Is $\lim\sup=\sup\lim$?

Question

Assume $(a_n(x))_{n=1}^{\infty}$ is a bounded sequence in $\mathbb R$, when $x$ is $\in\mathbb R$ and is relevant to the sequence in some way that doesn't really interest us in my question.

Assume $\lim_{n\to\infty} |a_n(x)|=0$ for all $x\in A$ for some $A\subset \mathbb R$.

Is it true that $\lim_{n\to\infty} \sup\{|a_n(x)|:x\in A\}=0$? Why?

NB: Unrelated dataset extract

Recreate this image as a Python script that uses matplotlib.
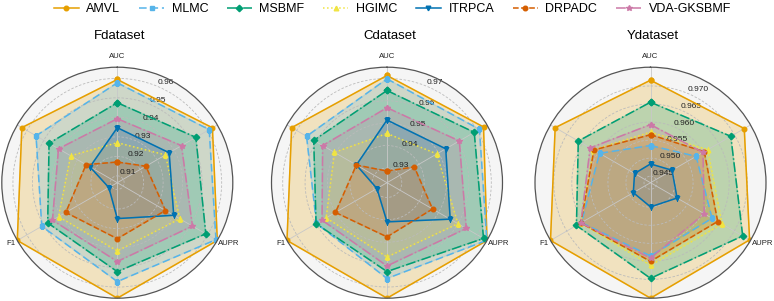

I believe it is (i want it to be, for my proof to be good...), but I can see how it can turn out false.

thanks

Answer 1

The answer is no. Consider $A = \mathbb N$ for simplicity and let $a_n(x) = \delta_{nx}$ the Kronecker delta. Since for fixed $x$, $a_n(x) = 0 \ \forall n > x$, the limit of each $(a_n(x))_n$ is $0$, but $$\lim_{n\to\infty} \sup_{x\in A}|a_n(x)| = \lim_{n\to\infty} 1 = 1 \ne 0$$

Answer 2

No: take $a_n$ a piecewise linear function on $[0,1]$ whose graph joins the points $(0,0)$, $(1/n,0)$, $(2/n,1)$, $(3/n,0)$ and $(1,0)$ for $n\geqslant 4$.

Hence even when $a_n$ is a continuous bounded function, the result has no reason to be true.